I think id rather have a card that performs 98-100% on release day than a card that only does 60-70% but over its life may (or may not) get up to 100%.
 
exactly this. Its more of a failure on AMD's part that the 290x was so "slow" on launch vs a 780ti. Nvidia got the most out of the 780ti from launch hence only adding a few percent gains over its life time. AMDs 290x with immature drivers was held back at launch, but massive gains over its life (and extended life due to 390s).

I think id rather have a card that performs 98-100% on release day than a card that only does 60-70% but over its life may (or may not) get up to 100%.

TBH pretty much how I look at it - Kepler has had its day and I'm looking forward to when a decent replacement is out not trying to drag a bit more life out of it with newer generations of games where it is going to be quickly left behind anyhow.
 
exactly this. Its more of a failure on AMD's part that the 290x was so "slow" on launch vs a 780ti. Nvidia got the most out of the 780ti from launch hence only adding a few percent gains over its life time. AMDs 290x with immature drivers was held back at launch, but massive gains over its life (and extended life due to 390s).

I think id rather have a card that performs 98-100% on release day than a card that only does 60-70% but over its life may (or may not) get up to 100%.

Really? A card released to go against the 780 and performs better than that card and forces Nvidia to lower the pricing on the 780. So does exactly what it's supposed to do and gets great reviews.

Then Nvidia release the 780Ti, it isn't that much faster than a 290x. 10% on average? And you are saying it was "so slow" at launch?

I know which I would prefer, a card that while only using 60% of it's performance nearly matches a card that's much more expensive.
 
Really? A card released to go against the 780 and performs better than that card and forces Nvidia to lower the pricing on the 780. So does exactly what it's supposed to do and gets great reviews.

Then Nvidia release the 780Ti, it isn't that much faster than a 290x. 10% on average? And you are saying it was "so slow" at launch?

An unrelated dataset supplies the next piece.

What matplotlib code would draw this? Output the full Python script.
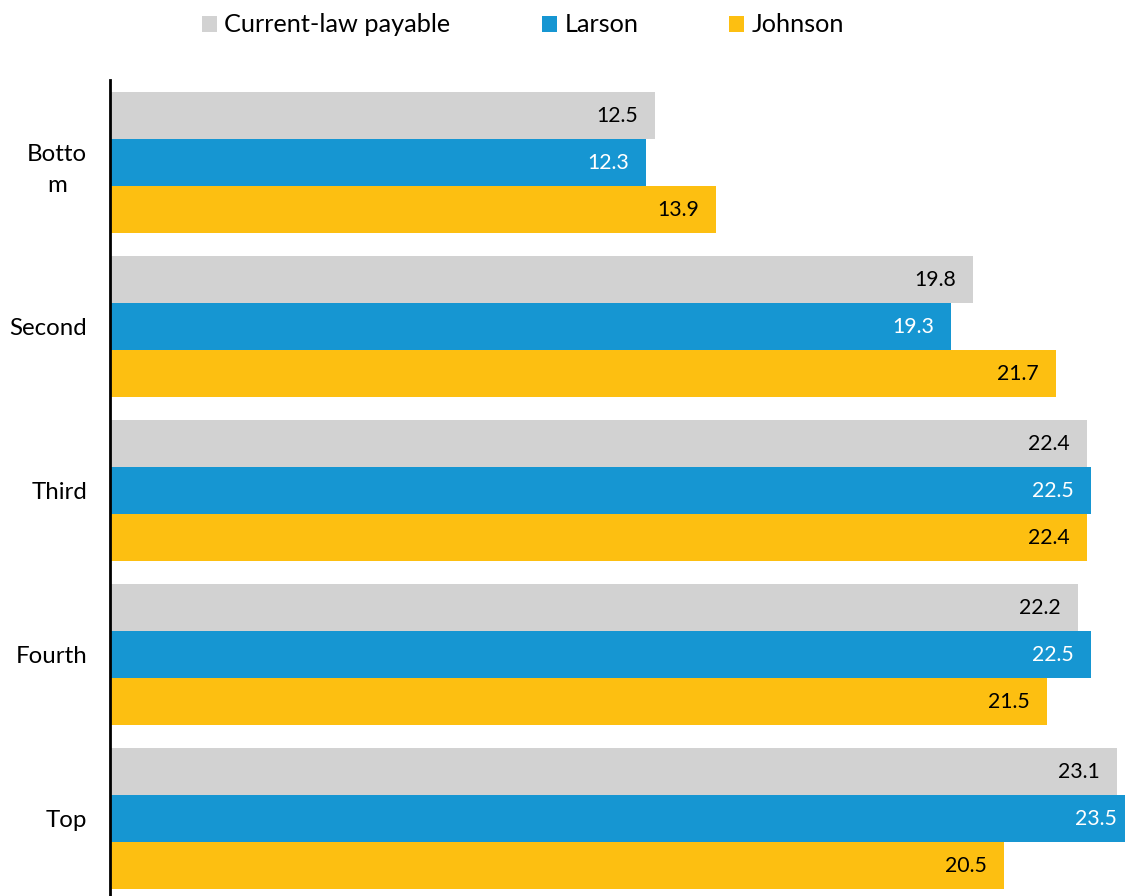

I know which I would prefer, a card that while only using 60% of it's performance nearly matches a card that's much more expensive.

You miss my point really. I also said so "slow" rather than "so slow", taking slow as a pinch of salt since it was still miles faster than a 7970 etc what im still rocking with now...

I mean more: "slow then, compared to what it achieves now", or that the 780ti released with 95% performance, and has only gained 5% over its life, while a 290x released with 80% performance and over time has got upto the 100% margin.

I thought I made it obvious.


*percentage figures are just made up to set the example.